▶ **Source material**
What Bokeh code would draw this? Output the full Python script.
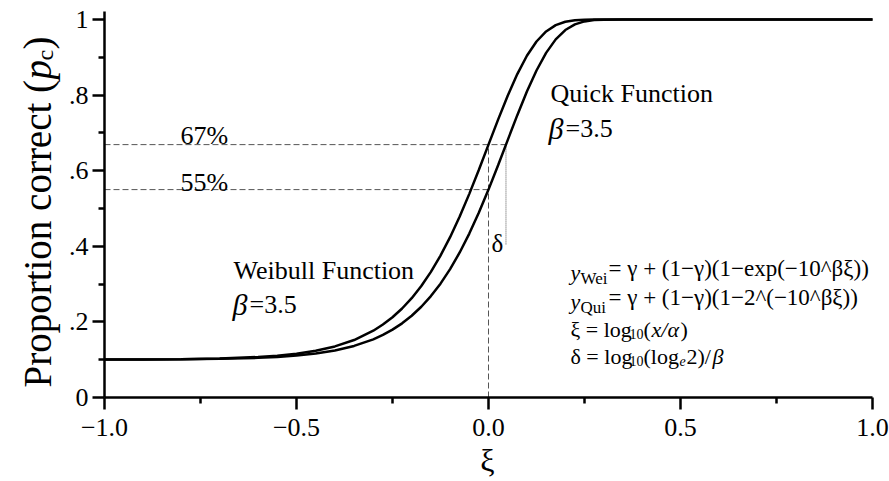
import math
from bokeh.plotting import figure
from bokeh.models import Range1d, FixedTicker, Label, CustomJSTickFormatter
from bokeh.embed import file_html
from bokeh.resources import INLINE

# ---------------- data ----------------
xi = [-1.0, -0.9, -0.8, -0.7, -0.6, -0.55, -0.5, -0.45, -0.4, -0.35, -0.3,
      -0.275, -0.25, -0.225, -0.2, -0.175, -0.15, -0.125, -0.1, -0.075, -0.05,
      -0.025, 0.0, 0.025, 0.05, 0.075, 0.1, 0.125, 0.15, 0.175, 0.2, 0.225,
      0.25, 0.275, 0.3, 0.35, 0.5, 0.75, 1.0]
weibull = [0.1003, 0.1006, 0.1014, 0.1032, 0.1071, 0.1106, 0.1159, 0.1236, 0.1351,
           0.1520, 0.1767, 0.1930, 0.2124, 0.2355, 0.2628, 0.2949, 0.3323, 0.3754,
           0.4242, 0.4789, 0.5387, 0.6027, 0.6689, 0.7351, 0.7984, 0.8556, 0.9041,
           0.9418, 0.9684, 0.9850, 0.9940, 0.9980, 0.9995, 0.9999, 1.0, 1.0, 1.0,
           1.0, 1.0]
quick = [0.1002, 0.1004, 0.1010, 0.1022, 0.1049, 0.1074, 0.1110, 0.1164, 0.1245,
         0.1364, 0.1539, 0.1655, 0.1795, 0.1962, 0.2163, 0.2401, 0.2683, 0.3012,
         0.3397, 0.3837, 0.4336, 0.4894, 0.5500, 0.6144, 0.6810, 0.7469, 0.8093,
         0.8651, 0.9117, 0.9474, 0.9721, 0.9871, 0.9950, 0.9984, 0.9996, 1.0, 1.0,
         1.0, 1.0]

p_wei_at_0 = 0.669      # 67 %
p_qui_at_0 = 0.55       # 55 %
delta_shift = 0.0455    # delta
delta_bottom = 0.405

x_tick_values = [-1.0, -0.5, 0.0, 0.5, 1.0]
x_tick_labels = ["\u22121.0", "\u22120.5", "0.0", "0.5", "1.0"]
x_minor_ticks = [-0.75, -0.25, 0.25, 0.75]
y_tick_values = [0.0, 0.2, 0.4, 0.6, 0.8, 1.0]
y_tick_labels = ["0", ".2", ".4", ".6", ".8", "1"]
y_minor_ticks = [0.1, 0.3, 0.5, 0.7, 0.9]

# ---------------- layout ----------------
FONT = "Liberation Serif"
W, H = 889, 481
PX_X0, PX_PER_X = 104.0, 384.0     # page px of x=-1, px per x unit
PY_Y0, PX_PER_Y = 397.0, 378.0     # page px of y=0, px per y unit

def pos(px, py):
    return (-1.0 + (px - PX_X0) / PX_PER_X, (PY_Y0 - py) / PX_PER_Y)

x0, y1 = pos(0, 0)
x1, y0 = pos(W, H)

p = figure(width=W, height=H, x_range=Range1d(x0, x1), y_range=Range1d(y0, y1),
           output_backend="svg", toolbar_location=None,
           min_border_left=0, min_border_right=0, min_border_top=0, min_border_bottom=0)
p.outline_line_color = None
p.xgrid.visible = False
p.ygrid.visible = False
p.background_fill_color = "white"
p.border_fill_color = "white"

for ax in (p.xaxis[0], p.yaxis[0]):
    ax.axis_line_width = 2.5
    ax.axis_line_color = "black"
    ax.major_tick_line_width = 2.5
    ax.minor_tick_line_width = 2.5
    ax.major_tick_line_color = "black"
    ax.minor_tick_line_color = "black"
    ax.major_tick_in = 0
    ax.minor_tick_in = 0
    ax.major_tick_out = 12
    ax.minor_tick_out = 6
    ax.major_label_text_font = FONT
    ax.major_label_text_font_size = "26px"
    ax.major_label_text_color = "black"

p.xaxis.fixed_location = y_tick_values[0]
p.yaxis.fixed_location = x_tick_values[0]
p.xaxis.bounds = (x_tick_values[0], x_tick_values[-1])
p.yaxis.bounds = (y_tick_values[0], 1.021)

p.xaxis.ticker = FixedTicker(ticks=x_tick_values, minor_ticks=x_minor_ticks)
p.yaxis.ticker = FixedTicker(ticks=y_tick_values, minor_ticks=y_minor_ticks)
fmt_code = """
let best = 0, bd = 1e9;
for (let i = 0; i < vals.length; i++) { const d = Math.abs(vals[i] - tick); if (d < bd) { bd = d; best = i; } }
return labs[best];
"""
p.xaxis.formatter = CustomJSTickFormatter(args=dict(vals=x_tick_values, labs=x_tick_labels), code=fmt_code)
p.yaxis.formatter = CustomJSTickFormatter(args=dict(vals=y_tick_values, labs=y_tick_labels), code=fmt_code)
p.xaxis.major_label_standoff = 9
p.yaxis.major_label_standoff = 4

# reference lines
x_left = x_tick_values[0]
p.line([x_left, delta_shift], [p_wei_at_0, p_wei_at_0], line_color="#555555", line_width=1, line_dash="6 3")
p.line([x_left, 0.0], [p_qui_at_0, p_qui_at_0], line_color="#555555", line_width=1, line_dash="6 3")
p.line([0.0, 0.0], [0.0, p_wei_at_0], line_color="#555555", line_width=1, line_dash="6 3")
p.line([delta_shift, delta_shift], [delta_bottom, p_wei_at_0], line_color="#555555", line_width=1, line_dash="1 1")

# curves
p.line(xi, weibull, line_color="black", line_width=2.5)
p.line(xi, quick, line_color="black", line_width=2.5)

def lab(px, py, text, size, style="normal", angle=0.0, align="left"):
    x, y = pos(px, py)
    p.add_layout(Label(x=x, y=y, text=text, text_font=FONT, text_font_size=f"{size}px",
                       text_font_style=style, text_color="black", angle=angle,
                       text_align=align, text_baseline="alphabetic"))

# annotations
lab(180, 135, "67%", 26)
lab(180, 182, "55%", 26)
lab(550, 93, "Quick Function", 26)
lab(548, 128, "\u03b2", 30, "italic")
lab(565, 128, "=3.5", 26)
lab(233, 270, "Weibull Function", 26)
lab(232, 304, "\u03b2", 30, "italic")
lab(249, 304, "=3.5", 26)
lab(491, 243, "\u03b4", 25)

# formulas
lab(570, 272, "y", 22, "italic")
lab(580, 278, "Wei", 17)
lab(608, 268, "= \u03b3 + (1\u2212\u03b3)(1\u2212exp(\u221210^\u03b2\u03be))", 23)
lab(570, 301, "y", 22, "italic")
lab(580, 307, "Qui", 17)
lab(608, 297, "= \u03b3 + (1\u2212\u03b3)(1\u22122^(\u221210^\u03b2\u03be))", 23)
lab(570, 329, "\u03be = log", 22)
lab(629, 333, "10", 14)
lab(643, 329, "(", 22)
lab(651, 329, "x/\u03b1", 22, "italic")
lab(680, 329, ")", 22)
lab(570, 356, "\u03b4 = log", 22)
lab(629, 360, "10", 14)
lab(643, 356, "(log", 22)
lab(679, 360, "e", 14, "italic")
lab(686, 356, "2)/", 22)
lab(712, 356, "\u03b2", 22, "italic")

# axis titles
R = math.pi / 2
lab(37, 387, "Proportion correct (", 39, angle=R)
lab(37, 79, "p", 39, "italic", angle=R)
lab(44, 60, "c", 24, angle=R)
lab(37, 49, ")", 39, angle=R)
lab(487, 459, "\u03be", 32, align="center")

open("out.html", "w").write(file_html(p, INLINE))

▶ **Exercise task**
Write out the whole listing exactly, and drop the pictures.

▶ **Solution below**
What Bokeh code would draw this? Output the full Python script.
import math
from bokeh.plotting import figure
from bokeh.models import Range1d, FixedTicker, Label, CustomJSTickFormatter
from bokeh.embed import file_html
from bokeh.resources import INLINE

# ---------------- data ----------------
xi = [-1.0, -0.9, -0.8, -0.7, -0.6, -0.55, -0.5, -0.45, -0.4, -0.35, -0.3,
      -0.275, -0.25, -0.225, -0.2, -0.175, -0.15, -0.125, -0.1, -0.075, -0.05,
      -0.025, 0.0, 0.025, 0.05, 0.075, 0.1, 0.125, 0.15, 0.175, 0.2, 0.225,
      0.25, 0.275, 0.3, 0.35, 0.5, 0.75, 1.0]
weibull = [0.1003, 0.1006, 0.1014, 0.1032, 0.1071, 0.1106, 0.1159, 0.1236, 0.1351,
           0.1520, 0.1767, 0.1930, 0.2124, 0.2355, 0.2628, 0.2949, 0.3323, 0.3754,
           0.4242, 0.4789, 0.5387, 0.6027, 0.6689, 0.7351, 0.7984, 0.8556, 0.9041,
           0.9418, 0.9684, 0.9850, 0.9940, 0.9980, 0.9995, 0.9999, 1.0, 1.0, 1.0,
           1.0, 1.0]
quick = [0.1002, 0.1004, 0.1010, 0.1022, 0.1049, 0.1074, 0.1110, 0.1164, 0.1245,
         0.1364, 0.1539, 0.1655, 0.1795, 0.1962, 0.2163, 0.2401, 0.2683, 0.3012,
         0.3397, 0.3837, 0.4336, 0.4894, 0.5500, 0.6144, 0.6810, 0.7469, 0.8093,
         0.8651, 0.9117, 0.9474, 0.9721, 0.9871, 0.9950, 0.9984, 0.9996, 1.0, 1.0,
         1.0, 1.0]

p_wei_at_0 = 0.669      # 67 %
p_qui_at_0 = 0.55       # 55 %
delta_shift = 0.0455    # delta
delta_bottom = 0.405

x_tick_values = [-1.0, -0.5, 0.0, 0.5, 1.0]
x_tick_labels = ["\u22121.0", "\u22120.5", "0.0", "0.5", "1.0"]
x_minor_ticks = [-0.75, -0.25, 0.25, 0.75]
y_tick_values = [0.0, 0.2, 0.4, 0.6, 0.8, 1.0]
y_tick_labels = ["0", ".2", ".4", ".6", ".8", "1"]
y_minor_ticks = [0.1, 0.3, 0.5, 0.7, 0.9]

# ---------------- layout ----------------
FONT = "Liberation Serif"
W, H = 889, 481
PX_X0, PX_PER_X = 104.0, 384.0     # page px of x=-1, px per x unit
PY_Y0, PX_PER_Y = 397.0, 378.0     # page px of y=0, px per y unit

def pos(px, py):
    return (-1.0 + (px - PX_X0) / PX_PER_X, (PY_Y0 - py) / PX_PER_Y)

x0, y1 = pos(0, 0)
x1, y0 = pos(W, H)

p = figure(width=W, height=H, x_range=Range1d(x0, x1), y_range=Range1d(y0, y1),
           output_backend="svg", toolbar_location=None,
           min_border_left=0, min_border_right=0, min_border_top=0, min_border_bottom=0)
p.outline_line_color = None
p.xgrid.visible = False
p.ygrid.visible = False
p.background_fill_color = "white"
p.border_fill_color = "white"

for ax in (p.xaxis[0], p.yaxis[0]):
    ax.axis_line_width = 2.5
    ax.axis_line_color = "black"
    ax.major_tick_line_width = 2.5
    ax.minor_tick_line_width = 2.5
    ax.major_tick_line_color = "black"
    ax.minor_tick_line_color = "black"
    ax.major_tick_in = 0
    ax.minor_tick_in = 0
    ax.major_tick_out = 12
    ax.minor_tick_out = 6
    ax.major_label_text_font = FONT
    ax.major_label_text_font_size = "26px"
    ax.major_label_text_color = "black"

p.xaxis.fixed_location = y_tick_values[0]
p.yaxis.fixed_location = x_tick_values[0]
p.xaxis.bounds = (x_tick_values[0], x_tick_values[-1])
p.yaxis.bounds = (y_tick_values[0], 1.021)

p.xaxis.ticker = FixedTicker(ticks=x_tick_values, minor_ticks=x_minor_ticks)
p.yaxis.ticker = FixedTicker(ticks=y_tick_values, minor_ticks=y_minor_ticks)
fmt_code = """
let best = 0, bd = 1e9;
for (let i = 0; i < vals.length; i++) { const d = Math.abs(vals[i] - tick); if (d < bd) { bd = d; best = i; } }
return labs[best];
"""
p.xaxis.formatter = CustomJSTickFormatter(args=dict(vals=x_tick_values, labs=x_tick_labels), code=fmt_code)
p.yaxis.formatter = CustomJSTickFormatter(args=dict(vals=y_tick_values, labs=y_tick_labels), code=fmt_code)
p.xaxis.major_label_standoff = 9
p.yaxis.major_label_standoff = 4

# reference lines
x_left = x_tick_values[0]
p.line([x_left, delta_shift], [p_wei_at_0, p_wei_at_0], line_color="#555555", line_width=1, line_dash="6 3")
p.line([x_left, 0.0], [p_qui_at_0, p_qui_at_0], line_color="#555555", line_width=1, line_dash="6 3")
p.line([0.0, 0.0], [0.0, p_wei_at_0], line_color="#555555", line_width=1, line_dash="6 3")
p.line([delta_shift, delta_shift], [delta_bottom, p_wei_at_0], line_color="#555555", line_width=1, line_dash="1 1")

# curves
p.line(xi, weibull, line_color="black", line_width=2.5)
p.line(xi, quick, line_color="black", line_width=2.5)

def lab(px, py, text, size, style="normal", angle=0.0, align="left"):
    x, y = pos(px, py)
    p.add_layout(Label(x=x, y=y, text=text, text_font=FONT, text_font_size=f"{size}px",
                       text_font_style=style, text_color="black", angle=angle,
                       text_align=align, text_baseline="alphabetic"))

# annotations
lab(180, 135, "67%", 26)
lab(180, 182, "55%", 26)
lab(550, 93, "Quick Function", 26)
lab(548, 128, "\u03b2", 30, "italic")
lab(565, 128, "=3.5", 26)
lab(233, 270, "Weibull Function", 26)
lab(232, 304, "\u03b2", 30, "italic")
lab(249, 304, "=3.5", 26)
lab(491, 243, "\u03b4", 25)

# formulas
lab(570, 272, "y", 22, "italic")
lab(580, 278, "Wei", 17)
lab(608, 268, "= \u03b3 + (1\u2212\u03b3)(1\u2212exp(\u221210^\u03b2\u03be))", 23)
lab(570, 301, "y", 22, "italic")
lab(580, 307, "Qui", 17)
lab(608, 297, "= \u03b3 + (1\u2212\u03b3)(1\u22122^(\u221210^\u03b2\u03be))", 23)
lab(570, 329, "\u03be = log", 22)
lab(629, 333, "10", 14)
lab(643, 329, "(", 22)
lab(651, 329, "x/\u03b1", 22, "italic")
lab(680, 329, ")", 22)
lab(570, 356, "\u03b4 = log", 22)
lab(629, 360, "10", 14)
lab(643, 356, "(log", 22)
lab(679, 360, "e", 14, "italic")
lab(686, 356, "2)/", 22)
lab(712, 356, "\u03b2", 22, "italic")

# axis titles
R = math.pi / 2
lab(37, 387, "Proportion correct (", 39, angle=R)
lab(37, 79, "p", 39, "italic", angle=R)
lab(44, 60, "c", 24, angle=R)
lab(37, 49, ")", 39, angle=R)
lab(487, 459, "\u03be", 32, align="center")

open("out.html", "w").write(file_html(p, INLINE))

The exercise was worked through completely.